The special rules mentioned are used to implement more advanced matching methods. The special rules may be bound to the field names. The following special rule is currently defined:

  • A single integer value N can always be matched not only by the exact value of N, but also by (> M) for every M <= N, (< M) for every M >= N, and similarly for (<= M) and (>= M).

5.1.2 Object servers

Object servers are agent that, upon request, deliver object identifiers and objects.

Any object server is able to run the following simple object server protocol (SOSP):

  1. Upon receiving the message QUERY(address, template), the server sends to the address address all the object identifiers that it knows, or a subset of them by its own discretion, or an error message if it wishes so.
  2. Upon receiving the message FETCH(address, template), the server sends to the address address the object that uniquely matches the template template, if any such object exists. Otherwise it chooses one of the objects matching template and sends it. If non exists an error message is sent. It is possible that the object server implements some heuristics to choose ``the best'' (for example, the newest) of the objects matching the template, but this is not a part of the protocol.
  3. Identifiers are sent using the message ID-LIST(list-of-ids) and objects using the message OBJECT(object-identifier, object), where object-identifier is the full identifier of the object sent.
  4. Error messages are sent using the message ERROR(object-explaining-the-error).

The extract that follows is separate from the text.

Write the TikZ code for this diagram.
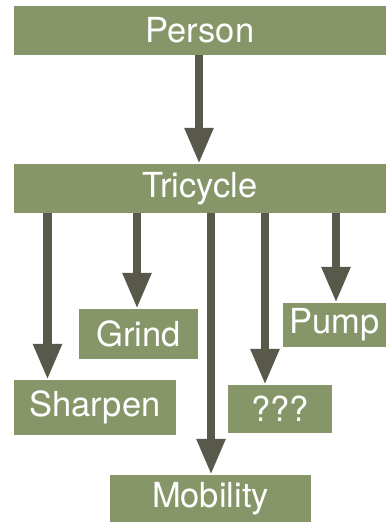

We mention, that it is possible that the object identifiers contain for example digital signatures of the objects they stand for. This is one of the reasons why the full object identifiers must be sent along with the objects being delivered.

5.1.3 Name servers

An object server that mainly delivers remote agent addresses is called a name server.

5.2 Agent migration

In the OE1 it is possible that agents can migrate from one domain to another during their existence. This section specifies the mechanism used to implement the migration.

First, the two domains taking part in the migration process must decide together that the migration should take place indeed. This is done using some kernel-to-kernel protocol between the domains. Then the following happens.

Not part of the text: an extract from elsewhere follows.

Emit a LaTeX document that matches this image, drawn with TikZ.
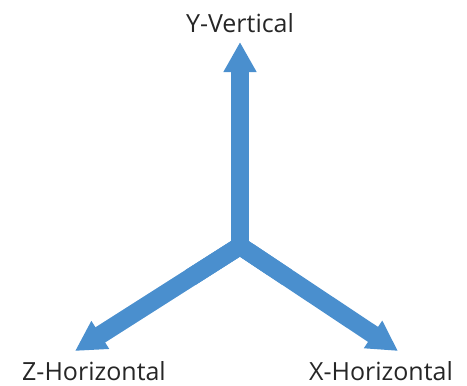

  1. The sending domain freezes the execution of the agent to be migrated and begins to accumulate messages sent to the agent in its message queue, not delivering them further.
  2. The sending domain asks the target domain for the agent's new local address in the target domain. The target domain allocates a new local address and sends it back to the sending domain. In this special case, the address is not transformed to a new local address in the sending domain but is interpreted directly by the address system. The new address is stored for future use.
  3. The sending domain sends the execution context of the agent to the receiving domain. It is possible that the byte code instructions sequence is not sent verbatim but instead an object identifier is sent that allows the target domain to reconstruct the byte code sequence, using for example an object server.
  4. The receiving domain remaps the addresses in the execution context's heap in the same way as addresses in other messages are remapped.
  5. When the target domain has received the agent and initialized it, it notifies the sending domain about this.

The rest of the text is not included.